**Work instructions**: Reproduce, character for character, the lines below from the first through the one with "const yTicks = [0,20,40,60,80,100,120,140];". Leave pictures out.

**Data provided**:

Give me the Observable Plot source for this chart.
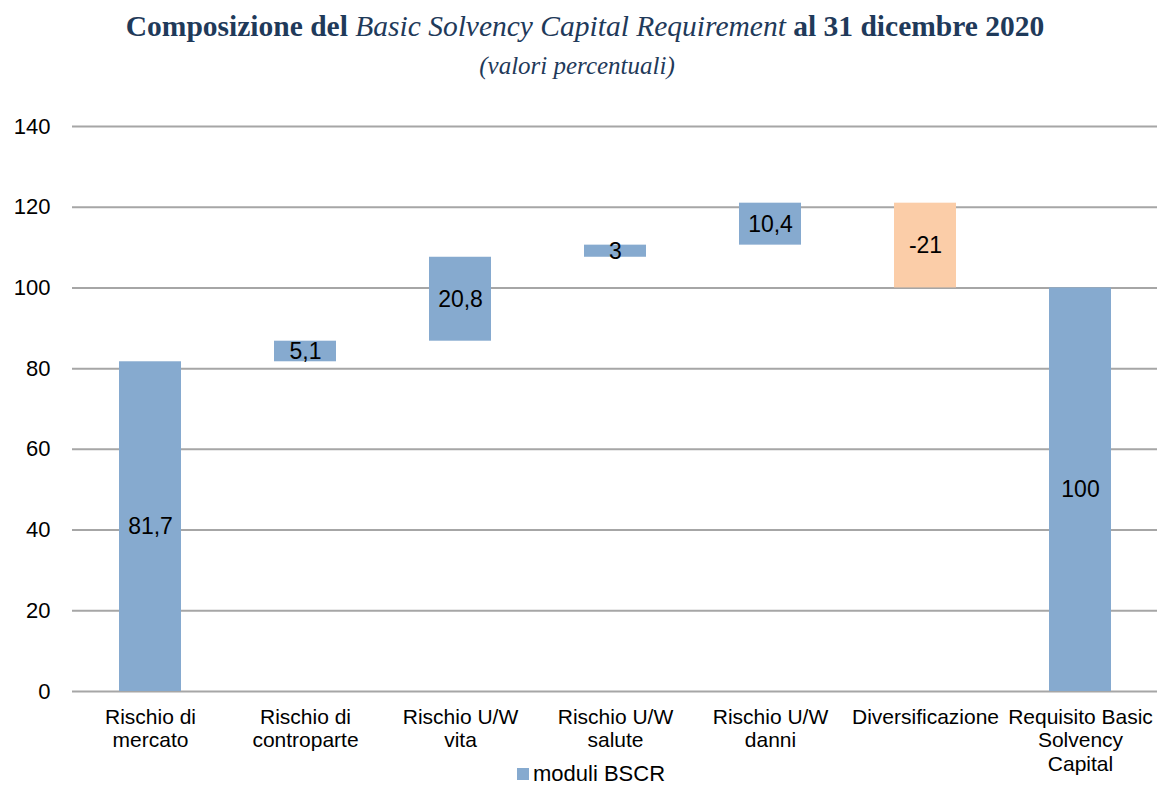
<!DOCTYPE html>
<html><head><meta charset="utf-8">
<script src="https://cdn.jsdelivr.net/npm/d3@7"></script>
<script src="https://cdn.jsdelivr.net/npm/@observablehq/plot@0.6"></script>
<style>
body{margin:0;background:#fff;}
#wrap{position:relative;width:1157px;height:785px;overflow:hidden;}
#chart{position:absolute;left:0;top:0;}
#title{position:absolute;left:0;width:1170px;top:9px;text-align:center;font-family:"Liberation Serif",serif;font-weight:bold;font-size:29.5px;line-height:34px;color:#1f3a5a;white-space:nowrap;}
#title i{font-weight:normal;}
#subtitle{position:absolute;left:0;width:1154px;top:51px;text-align:center;font-family:"Liberation Serif",serif;font-style:italic;font-size:25px;line-height:30px;color:#1f3a5a;}
#legend{position:absolute;left:517px;top:764px;font-family:"Liberation Sans",Arial,sans-serif;font-size:22px;line-height:20px;color:#000;display:flex;align-items:center;}
#legend span.sw{display:inline-block;width:12px;height:12px;background:#86aacf;margin-right:4px;}
</style></head>
<body>
<div id="wrap">
  <div id="chart"></div>
  <div id="title">Composizione del <i>Basic Solvency Capital Requirement</i> al 31 dicembre 2020</div>
  <div id="subtitle">(valori percentuali)</div>
  <div id="legend"><span class="sw"></span>moduli BSCR</div>
</div>
<script>
const categories = ["Rischio di mercato","Rischio di controparte","Rischio U/W vita","Rischio U/W salute","Rischio U/W danni","Diversificazione","Requisito Basic Solvency Capital"];
const tickLabels = ["Rischio di\nmercato","Rischio di\ncontroparte","Rischio U/W\nvita","Rischio U/W\nsalute","Rischio U/W\ndanni","Diversificazione","Requisito Basic\nSolvency\nCapital"];
const values = [81.7, 5.1, 20.8, 3, 10.4, -21, 100];
const kinds = ["step","step","step","step","step","step","total"];
const valueLabels = ["81,7","5,1","20,8","3","10,4","-21","100"];
const yTicks = [0,20,40,60,80,100,120,140];

const BLUE = "#86aacf", ORANGE = "#fbcda8", GRID = "#a6a6a6";

let run = 0;
const rows = categories.map((c, i) => {
  let y1, y2;
  if (kinds[i] === "total") { y1 = 0; y2 = values[i]; }
  else { y1 = run; y2 = run + values[i]; run = y2; }
  return {cat: c, y1, y2, value: values[i], label: valueLabels[i]};
});
const labelOf = new Map(categories.map((c, i) => [c, tickLabels[i]]));

const chart = Plot.plot({
  width: 1157,
  height: 785,
  marginTop: 126,
  marginBottom: 94,
  marginLeft: 72,
  marginRight: 0,
  style: {fontFamily: '"Liberation Sans", Arial, sans-serif', background: "transparent", color: "#000"},
  x: {domain: categories, paddingInner: 0.6, paddingOuter: 0.3},
  y: {domain: [0, 140]},
  marks: [
    Plot.ruleY(yTicks, {stroke: GRID, strokeWidth: 2}),
    Plot.barY(rows, {x: "cat", y1: "y1", y2: "y2", fill: d => d.value < 0 ? ORANGE : BLUE}),
    Plot.text(rows, {x: "cat", y: d => (d.y1 + d.y2) / 2, text: "label", fontSize: 23, fill: "#000"}),
    Plot.axisY({ticks: yTicks, tickSize: 0, tickPadding: 22, fontSize: 22, label: null}),
    Plot.axisX({tickSize: 0, tickPadding: 15, fontSize: 21, lineHeight: 1.14, tickFormat: d => labelOf.get(d), label: null})
  ]
});
document.getElementById("chart").appendChild(chart);
</script>
</body></html>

**Final result**:
Give me the Observable Plot source for this chart.
<!DOCTYPE html>
<html><head><meta charset="utf-8">
<script src="https://cdn.jsdelivr.net/npm/d3@7"></script>
<script src="https://cdn.jsdelivr.net/npm/@observablehq/plot@0.6"></script>
<style>
body{margin:0;background:#fff;}
#wrap{position:relative;width:1157px;height:785px;overflow:hidden;}
#chart{position:absolute;left:0;top:0;}
#title{position:absolute;left:0;width:1170px;top:9px;text-align:center;font-family:"Liberation Serif",serif;font-weight:bold;font-size:29.5px;line-height:34px;color:#1f3a5a;white-space:nowrap;}
#title i{font-weight:normal;}
#subtitle{position:absolute;left:0;width:1154px;top:51px;text-align:center;font-family:"Liberation Serif",serif;font-style:italic;font-size:25px;line-height:30px;color:#1f3a5a;}
#legend{position:absolute;left:517px;top:764px;font-family:"Liberation Sans",Arial,sans-serif;font-size:22px;line-height:20px;color:#000;display:flex;align-items:center;}
#legend span.sw{display:inline-block;width:12px;height:12px;background:#86aacf;margin-right:4px;}
</style></head>
<body>
<div id="wrap">
  <div id="chart"></div>
  <div id="title">Composizione del <i>Basic Solvency Capital Requirement</i> al 31 dicembre 2020</div>
  <div id="subtitle">(valori percentuali)</div>
  <div id="legend"><span class="sw"></span>moduli BSCR</div>
</div>
<script>
const categories = ["Rischio di mercato","Rischio di controparte","Rischio U/W vita","Rischio U/W salute","Rischio U/W danni","Diversificazione","Requisito Basic Solvency Capital"];
const tickLabels = ["Rischio di\nmercato","Rischio di\ncontroparte","Rischio U/W\nvita","Rischio U/W\nsalute","Rischio U/W\ndanni","Diversificazione","Requisito Basic\nSolvency\nCapital"];
const values = [81.7, 5.1, 20.8, 3, 10.4, -21, 100];
const kinds = ["step","step","step","step","step","step","total"];
const valueLabels = ["81,7","5,1","20,8","3","10,4","-21","100"];
const yTicks = [0,20,40,60,80,100,120,140];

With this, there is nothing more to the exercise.